Secondly, there is U’s sterile, unsettling relationship with Madison, the woman he is sort-of seeing. The Madison plot arc takes a genuinely disturbing turn in her narration, near the close of the book, of her alleged role in the G8 protests in Italy, and the horror-movie tortures to which she claims to have been subjected – all delivered in a voice that somehow manages to make it clear that Madison is an untrustworthy narrator, despite U expressing no ostensible doubts about her veracity.
This is a book that does not lack thought, but does lack emotion, unless ennui can be considered an emotion. It would be hard to care about U as a person (or Peyman, Madison or even Petr), and I think this is absolutely McCarthy’s intent, just as it was in C. His is a novel of ideas and postmodern twists and turns; it is not a human story, and I get the sense that McCarthy didn’t want it to be.

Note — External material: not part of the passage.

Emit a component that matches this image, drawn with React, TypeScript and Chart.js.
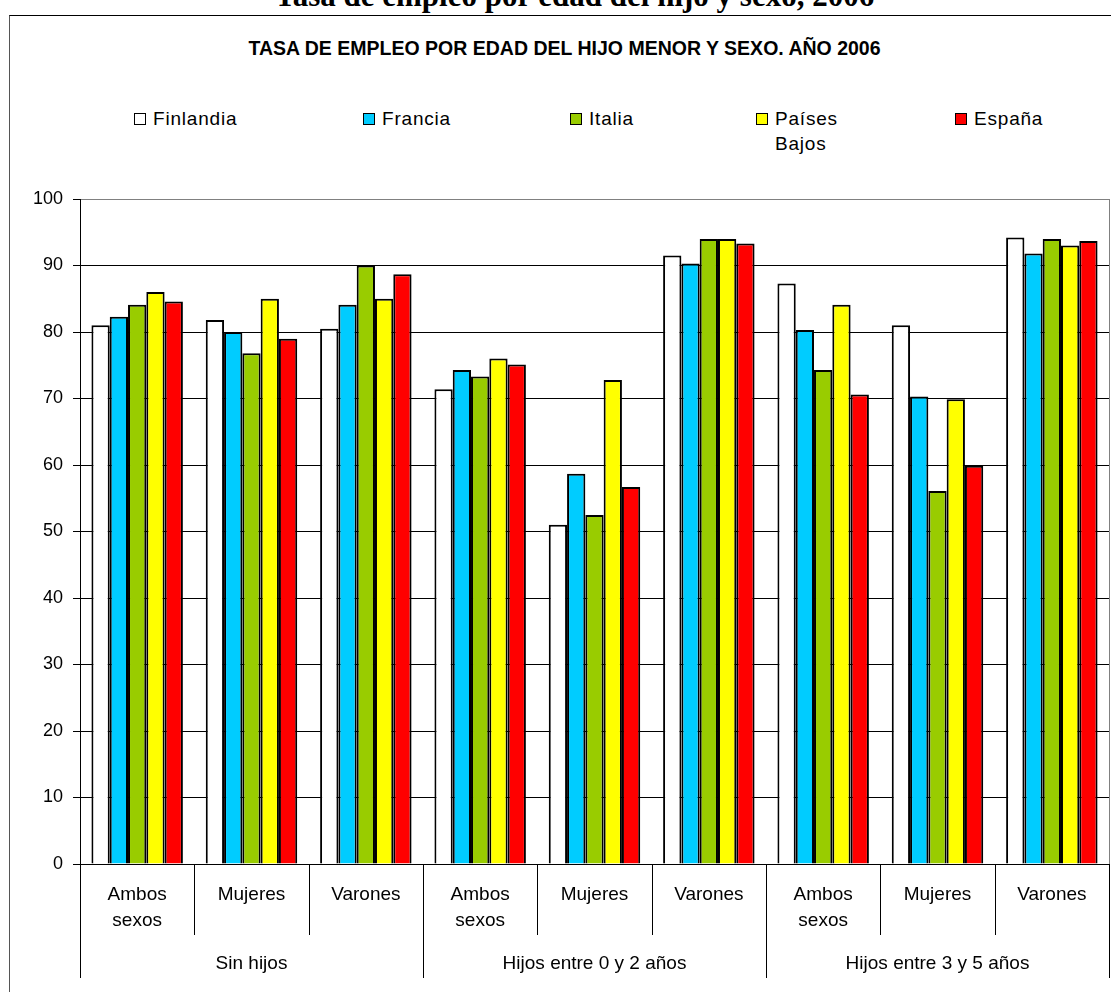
import React, { useEffect, useRef } from "react";
import { Chart, registerables } from "chart.js";
Chart.register(...registerables);

const pageTitle = "Tasa de empleo por edad del hijo y sexo, 2006";
const chartTitle = "TASA DE EMPLEO POR EDAD DEL HIJO MENOR Y SEXO. AÑO 2006";
const subCategories: string[][] = [
  ["Ambos", "sexos"], ["Mujeres"], ["Varones"],
  ["Ambos", "sexos"], ["Mujeres"], ["Varones"],
  ["Ambos", "sexos"], ["Mujeres"], ["Varones"],
];
const groups = ["Sin hijos", "Hijos entre 0 y 2 años", "Hijos entre 3 y 5 años"];
const seriesNames = ["Finlandia", "Francia", "Italia", "Países Bajos", "España"];
const seriesColors = ["#FFFFFF", "#00CCFF", "#99CC00", "#FFFF00", "#FF0000"];
const finlandia = [81.0, 81.8, 80.5, 71.4, 51.0, 91.5, 87.3, 81.0, 94.2];
const francia = [82.3, 80.0, 84.1, 74.3, 58.7, 90.3, 80.3, 70.3, 91.8];
const italia = [84.1, 76.8, 90.0, 73.3, 52.5, 94.0, 74.3, 56.1, 94.0];
const paisesBajos = [86.0, 85.0, 85.0, 76.0, 72.8, 94.0, 84.1, 69.9, 93.0];
const espana = [84.6, 79.0, 88.7, 75.1, 56.7, 93.3, 70.6, 59.9, 93.7];
const seriesValues = [finlandia, francia, italia, paisesBajos, espana];
const yMin = 0;
const yMax = 100;
const yStep = 10;

const FONT = "'Liberation Sans', Arial, sans-serif";
const legendLeft = [134, 363, 570, 756, 955];
const legendTextWidth = [200, 200, 180, 80, 150];

const xLabelsPlugin = {
  id: "xLabels",
  afterDraw(chart: any) {
    const { ctx, chartArea } = chart;
    const x = chart.scales.x;
    const n = subCategories.length;
    const w = (chartArea.right - chartArea.left) / n;
    ctx.save();
    ctx.strokeStyle = "#808080";
    ctx.lineWidth = 1;
    ctx.beginPath();
    ctx.moveTo(Math.round(chartArea.right) + 0.5, chartArea.top);
    ctx.lineTo(Math.round(chartArea.right) + 0.5, chartArea.bottom);
    ctx.stroke();
    ctx.strokeStyle = "#000";
    for (let i = 0; i <= n; i++) {
      const xp = Math.round(chartArea.left + i * w) + 0.5;
      const long = i % 3 === 0;
      ctx.beginPath();
      ctx.moveTo(xp, chartArea.bottom);
      ctx.lineTo(xp, chartArea.bottom + (long ? 114 : 71));
      ctx.stroke();
    }
    ctx.fillStyle = "#000";
    ctx.font = `19px ${FONT}`;
    ctx.textAlign = "center";
    ctx.textBaseline = "middle";
    subCategories.forEach((lines, i) => {
      const cx = x.getPixelForValue(i);
      lines.forEach((t, j) => {
        ctx.fillText(t, cx, chartArea.bottom + 31 + j * 26);
      });
    });
    groups.forEach((g, gi) => {
      const cx = (x.getPixelForValue(gi * 3) + x.getPixelForValue(gi * 3 + 2)) / 2;
      ctx.fillText(g, cx, chartArea.bottom + 100);
    });
    ctx.restore();
  },
};

export default function App() {
  const ref = useRef<HTMLCanvasElement | null>(null);
  useEffect(() => {
    if (!ref.current) return;
    const chart = new Chart(ref.current, {
      type: "bar",
      data: {
        labels: subCategories.map((l, i) => l.join(" ") + " " + i),
        datasets: seriesNames.map((name, i) => ({
          label: name,
          data: seriesValues[i],
          backgroundColor: seriesColors[i],
          borderColor: "#000",
          borderWidth: 2,
          categoryPercentage: 0.8,
          barPercentage: 1.0,
        })),
      },
      options: {
        animation: false,
        responsive: false,
        devicePixelRatio: 1,
        layout: { padding: { left: 0, top: 199, right: 2, bottom: 128 } },
        plugins: { legend: { display: false }, title: { display: false }, tooltip: { enabled: false } },
        scales: {
          x: { display: false },
          y: {
            min: yMin,
            max: yMax,
            afterFit: (s: any) => { s.width = 80; },
            ticks: { stepSize: yStep, color: "#000", font: { size: 18, family: FONT }, padding: 10 },
            grid: {
              color: (c: any) => (c.tick && c.tick.value === yMax ? "#808080" : "#000"),
              tickColor: "#000",
              tickLength: 7,
              lineWidth: 1,
            },
            border: { display: true, color: "#000", width: 1 },
          },
        },
      },
      plugins: [xLabelsPlugin],
    });
    return () => chart.destroy();
  }, []);

  return (
    <div style={{ position: "absolute", left: 0, top: 0, width: 1111, height: 992, overflow: "hidden", background: "#fff" }}>
      <div style={{ position: "absolute", left: 0, top: 0, width: 1111, height: 14, overflow: "hidden" }}>
        <div style={{ position: "absolute", left: 19, top: -20, width: 1111, textAlign: "center", font: "bold 31px 'Liberation Serif', 'Times New Roman', serif", lineHeight: "31px", whiteSpace: "nowrap" }}>
          {pageTitle}
        </div>
      </div>
      <div style={{ position: "absolute", left: 9, top: 15, width: 1120, height: 1100, borderTop: "1px solid #000", borderLeft: "1px solid #555" }} />
      <div style={{ position: "absolute", left: 0, top: 36, width: 1129, textAlign: "center", font: `bold 19.5px ${FONT}`, lineHeight: "24px", color: "#000", whiteSpace: "nowrap" }}>
        {chartTitle}
      </div>
      {seriesNames.map((name, i) => (
        <div key={name} style={{ position: "absolute", left: legendLeft[i], top: 106, display: "flex", alignItems: "flex-start" }}>
          <div style={{ width: 10, height: 10, border: "1px solid #000", background: seriesColors[i], marginTop: 7, flex: "none" }} />
          <div style={{ marginLeft: 7, width: legendTextWidth[i], font: `19px ${FONT}`, letterSpacing: "0.8px", lineHeight: "25px", color: "#000" }}>{name}</div>
        </div>
      ))}
      <canvas ref={ref} width={1111} height={992} style={{ position: "absolute", left: 0, top: 0, width: 1111, height: 992 }} />
    </div>
  );
}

His well-publicised disdain for what he calls the “naive and uncritical realism dominating contemporary middlebrow fiction, and the doctrine of authenticity peddled by creative writing classes the world over” (“Writing Machines”, London Review of Books, Vol 26 No. 34 18 December 2014) is on display in spades in Satin Island.
It’s not easy to define what it is that makes McCarthy’s book at once intriguing and frustrating. It’s not afraid of big ideas or theory – Levi-Strauss’s structuralism plays a key role in U’s narrative, as does some thinly-veiled Freudianism and a few grab-bag borrows from the postmodern and poststructuralist canon.
This is all very interesting, but, whether intentionally or not, McCarthy’s love affair with symbology pushes him oftentimes to the very edge of nonsense, that tipping point where the effort to find meaning and connection in every random mundane thing becomes risible. Perhaps I can explain it best by saying that the book smells a bit like it might have come out of a 1990s cultural studies department – everything is valid, nothing is meaningless or just plainly what it appears to be, and there is literally no tiny object in existence that cannot be improved with a thorough theoretical sandbagging.
Of course, this doesn’t make it a bad book – quite the contrary, it’s a very good book, although its lack of warmth means most readers will find it a slow starter until the ideas start to grip. Despite its world-weariness and cynicism, it’s also a very capable display of how theory can create wonderful literature, and evidence for McCarthy’s own proposition that realism is not the only lens (he goes further and says it’s not even a good lens) for writing the world and the human struggle to put our sentience to some kind of use.
This could win the Booker, although I think A Little Life is still the more likely winner. Satin Island would be an unconventional choice in a vein that none of the other shortlistees would be. Ultimately, it’s a good book, maybe even a great book, even though (or perhaps because) it is also frequently irritating. It settles in the mind and stays there, which may, after all, be the best recommendation possible.